EGT  gauge- The EGT gauge measures the temperature of the gasses in the   exhaust pipe by means of a temperature probe fastened into the exhaust   pipe, six inches from the piston. This type of gauge enables you to  tune  the carb jetting and the pipe together, taking advantage of the  fact  that exhaust pipes are designed with a precise temperature in  mind.



An  exhaust pipe is designed to return a compression wave to the  combustion  chamber just before the exhaust port closes. Most pipes are  designed  for a peak temperature of 1,200 degrees Fahrenheit. Most dirt  bikes are  jetted too rich, which prevents the exhaust gasses from  reaching their  design temperature, so power output suffers. Sometimes  just leaning the  main jet and the needle-clip position makes a dramatic  difference.



Digitron  is the most popular brand of EGT gauge. It measures both EGT  and rpm.  This gauge is designed for go-kart racing so it's not suited  for wet  weather conditions. It is designed to mount on the handlebars.  That way  the rider can focus in on it. Once you have performed the  baseline  jetting, send the rider out on the bike with the EGT. The  rider observes  the EGT to give you feedback on the necessary jetting  changes.
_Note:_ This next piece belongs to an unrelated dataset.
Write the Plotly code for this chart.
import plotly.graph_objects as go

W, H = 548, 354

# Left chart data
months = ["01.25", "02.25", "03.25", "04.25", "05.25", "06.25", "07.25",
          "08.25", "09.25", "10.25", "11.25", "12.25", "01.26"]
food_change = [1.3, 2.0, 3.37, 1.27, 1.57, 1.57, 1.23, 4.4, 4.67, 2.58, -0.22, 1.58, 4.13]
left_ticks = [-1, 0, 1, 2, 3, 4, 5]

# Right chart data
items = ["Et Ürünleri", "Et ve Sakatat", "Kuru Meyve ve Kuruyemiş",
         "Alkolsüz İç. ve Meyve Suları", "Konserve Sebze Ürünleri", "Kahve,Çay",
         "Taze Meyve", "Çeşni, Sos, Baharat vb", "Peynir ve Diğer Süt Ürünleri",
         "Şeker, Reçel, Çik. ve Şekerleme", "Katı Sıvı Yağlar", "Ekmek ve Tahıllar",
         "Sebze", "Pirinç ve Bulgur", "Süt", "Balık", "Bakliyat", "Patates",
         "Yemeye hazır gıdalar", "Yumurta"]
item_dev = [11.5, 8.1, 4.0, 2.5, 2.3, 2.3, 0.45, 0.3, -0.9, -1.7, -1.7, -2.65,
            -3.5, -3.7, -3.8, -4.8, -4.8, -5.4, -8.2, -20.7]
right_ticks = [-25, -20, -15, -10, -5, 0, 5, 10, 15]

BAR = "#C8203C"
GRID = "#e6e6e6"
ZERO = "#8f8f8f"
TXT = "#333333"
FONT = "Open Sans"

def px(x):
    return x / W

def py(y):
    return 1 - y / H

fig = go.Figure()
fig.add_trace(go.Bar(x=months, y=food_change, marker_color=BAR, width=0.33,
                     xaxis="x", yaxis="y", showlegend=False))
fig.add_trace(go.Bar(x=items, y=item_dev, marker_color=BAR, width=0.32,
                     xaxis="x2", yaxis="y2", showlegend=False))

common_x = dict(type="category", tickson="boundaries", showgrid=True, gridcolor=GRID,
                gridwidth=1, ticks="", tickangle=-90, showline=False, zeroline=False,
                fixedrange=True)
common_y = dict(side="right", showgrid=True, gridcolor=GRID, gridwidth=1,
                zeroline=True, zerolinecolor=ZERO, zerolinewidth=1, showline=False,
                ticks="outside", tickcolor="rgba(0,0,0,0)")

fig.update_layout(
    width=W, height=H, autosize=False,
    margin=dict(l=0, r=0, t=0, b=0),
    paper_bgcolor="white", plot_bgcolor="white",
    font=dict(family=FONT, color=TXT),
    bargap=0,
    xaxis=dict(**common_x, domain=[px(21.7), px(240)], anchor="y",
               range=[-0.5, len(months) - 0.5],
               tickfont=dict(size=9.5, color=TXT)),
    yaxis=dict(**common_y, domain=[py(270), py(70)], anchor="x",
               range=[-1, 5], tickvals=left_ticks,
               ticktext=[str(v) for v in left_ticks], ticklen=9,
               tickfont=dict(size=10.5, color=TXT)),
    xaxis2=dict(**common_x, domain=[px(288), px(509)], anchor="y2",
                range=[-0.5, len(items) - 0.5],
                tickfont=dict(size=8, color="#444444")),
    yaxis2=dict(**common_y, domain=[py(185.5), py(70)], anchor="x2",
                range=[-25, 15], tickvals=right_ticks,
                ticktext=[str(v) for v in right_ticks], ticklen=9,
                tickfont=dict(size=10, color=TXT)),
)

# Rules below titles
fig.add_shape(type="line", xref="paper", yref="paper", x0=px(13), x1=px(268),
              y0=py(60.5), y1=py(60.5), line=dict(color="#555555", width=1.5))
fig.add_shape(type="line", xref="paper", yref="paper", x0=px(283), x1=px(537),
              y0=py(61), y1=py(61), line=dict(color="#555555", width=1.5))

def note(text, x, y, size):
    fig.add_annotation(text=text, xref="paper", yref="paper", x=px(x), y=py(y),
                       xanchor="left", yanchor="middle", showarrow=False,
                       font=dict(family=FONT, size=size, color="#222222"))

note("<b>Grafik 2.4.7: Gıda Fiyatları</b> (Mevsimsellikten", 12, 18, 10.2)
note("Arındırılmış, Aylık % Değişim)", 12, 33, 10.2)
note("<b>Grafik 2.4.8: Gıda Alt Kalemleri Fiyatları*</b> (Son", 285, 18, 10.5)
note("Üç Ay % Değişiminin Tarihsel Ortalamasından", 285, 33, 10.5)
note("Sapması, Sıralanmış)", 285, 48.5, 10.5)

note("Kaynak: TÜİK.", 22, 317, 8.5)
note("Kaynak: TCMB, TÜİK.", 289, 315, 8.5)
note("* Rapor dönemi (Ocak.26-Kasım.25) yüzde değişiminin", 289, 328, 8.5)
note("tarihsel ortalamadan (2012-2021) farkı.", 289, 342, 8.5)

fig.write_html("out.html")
Once the  jetting is dialed, we use the tachometer to check the  peak rpm of the  engine on the longest straight of the racetrack. For  example, if the  peak rpm exceeds the point of the engine's power-peak  rpm, then change  the rear sprocket to a higher final-drive ratio (rear  sprocket with  fewer teeth) until the rpm drops into the target range.  An EGT gauge is  ideal for dirt track bikes and go-karts, where peak rpm  temperature is  critical.